Artist Ylenia Molinari talks – ‘my need to fix emotions on a canvas’
She’s an artist: illustrator, graphic designer, painter, fashion and shoe designer. But she doesn’t work in the industry. At 26, she’s currently a supervisor in Press coffee and has worked in hospitality for three years, since she moved to London after completing her studies in Italy.
WNOL: How would you define your art?
An extension of my soul. I put my feeling on my art, even though it might not mean anything to someone else, each of my drawings and paintings is an emotion that I’ve felt with the need to fix it on a canvas.
WNOL: Who is Ylenia Molinari?
(laughs) She’s an artist… I guess. I haven’t found my way yet. I do many things: I do paintings, tattoos… I mean I do tattoos on me, I’ve never tried doing it on people because I don’t trust myself. So if I do it on myself is fine. I like things that are artistic or creative, but I don’t know what to do. I mean I can do everything, but it’s like doing nothing.
Who are you really? You are not a name Or a height, or a weight Or a gender You are not an age You are not where you are from You are not what you wear And you are not how you look.
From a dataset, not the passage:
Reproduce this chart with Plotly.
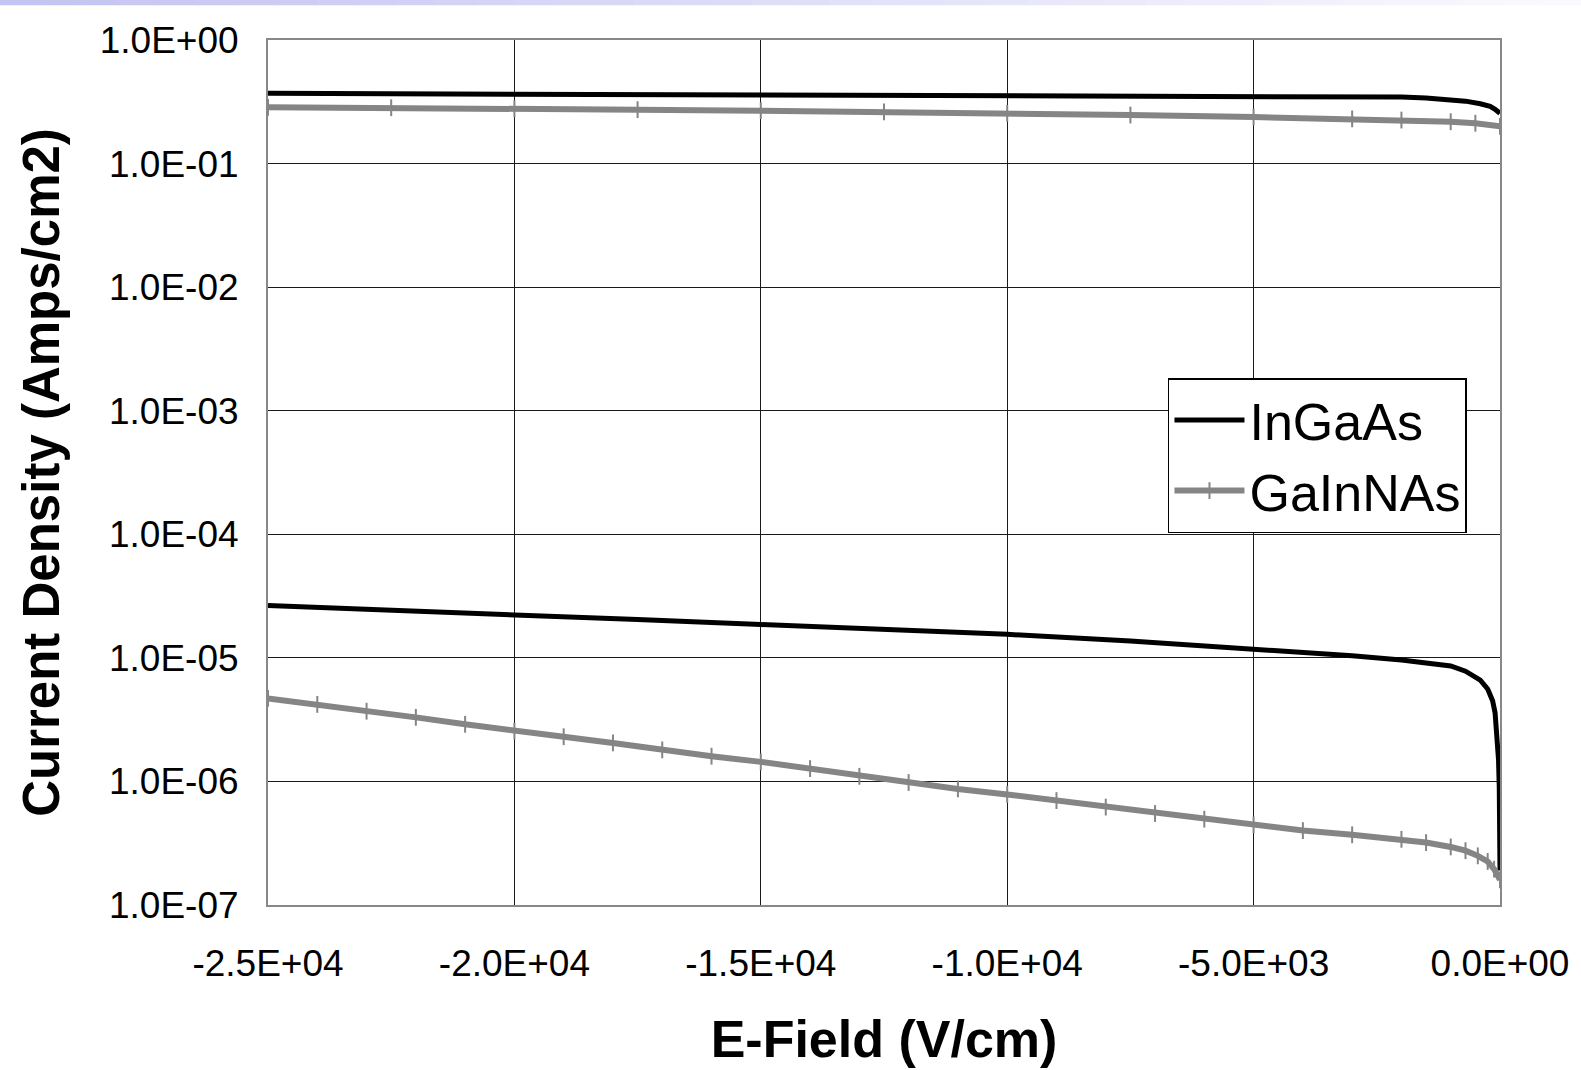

You are your favourite books And the song stuck in your head Your are what you eat You are your thoughts. You are a thousand things But everyone chooses To see the million things You are not.
WNOL: Do you think you art sends a message? Do you want it to send a message?
Not actually. It’s more like expressing myself and my feelings. It’s why I’ve never done exhibitions. People ask me ‘why didn’t you do an exhibition’, because I don’t want to show it, it’s something that’s for myself. Even when they ask me for commissions, I just draw what’s in my mind.
WNOL: You seem to have a very strong position over nudity on Instagram, what do you think about it?
I’m very open about this. I like modeling, I do nude modeling but I don’t like to share it because I know that many people message me about it and not in an artistic way. I’m very upset that they see me just for my naked body, like a sexual object. I’ve never posted before because my friend, she posted a drawing of a girl showing her nipple and they censored it. So if they remove a drawing, I cannot post a picture obviously. I don’t understand why it is allowed for men to show their nipples. If men’s aren’t sexual then women’s shouldn’t be either.
WNOL: Your profile picture on your Instagram account says ‘ask me about my crippling anxiety’, what’s that about?
It’s weird, but this friend, she’s a photographer and she asked me to pose for her. And I connected that photoshoot with my anxiety. Usually when I do modeling I don’t look happy. Or when I take a picture of myself I’m never really happy because I’ve got anxiety and I don’t feel like smiling in my pictures, even though I’m a pretty happy person. (laughs)
WNOL: Why did you shave your head?
I think the first time was after a mental breakdown, instead of cutting myself to do something bad to my body, I just shaved my head. I knew I wouldn’t like myself without hair but I’m now used to it and I actually like it. The second time was a month ago after another mental breakdown because I lost my best friend. He died on Christmas day. Now I’m getting over it. They first thought it was a suicide. I was super upset because he was supposed to be my best friend and he didn’t tell me anything. But after a month we found out it wasn’t a suicide, it was an accident where he fell down from a building.
WNOL: What about your tattoos?
I think I can’t count them now, definitely have more than 25. I haven’t done them all, but most of them. For example this one says ‘nothing is going to hurt you baby’, it’s from a song and I got it done on the palm of my hand. It is one of the most painful places to get a tattoo and that’s why I did it there. Most of them have meanings, probably all of them.
WNOL: Do you think there should me more conversation going on around mental health?
Yeah. In my previous workplace, I told my manager I was having a panic attack and she just told me ‘yeah, yeah, go out for a smoke’. And it’s like no, I’m having a panic attack, I don’t need a smoke. People don’t understand anxiety either. They’re all ‘just chill out’ and it’s like no, it’s not about that. Yeah I relax, I go to bed at 9 pm but don’t go to sleep until 2 am. I spend hours trying to sleep. For many people it’s hard to talk about it. I found out a few months ago that I am bipolar and it’s hard to understand. My flatmate is bipolar too and she takes medicine but I don’t want to.
WNOL: What kind of work do you see yourself doing in the future?
Something creative for sure. I’m not even looking for a creative job at the moment because I met this guy who’s an artist, he’s a painter. He was doing it as a job and he started to not enjoy it because he had to do commissions. After a while he left his job and started to work as a kitchen porter, I would never work as that but (laughs). He does that for four days a week and he’s got three days that he can actually paint and he told me he’s much happier. So maybe finding a creative job is not my way, maybe I can just do a normal job and in my free time do my art.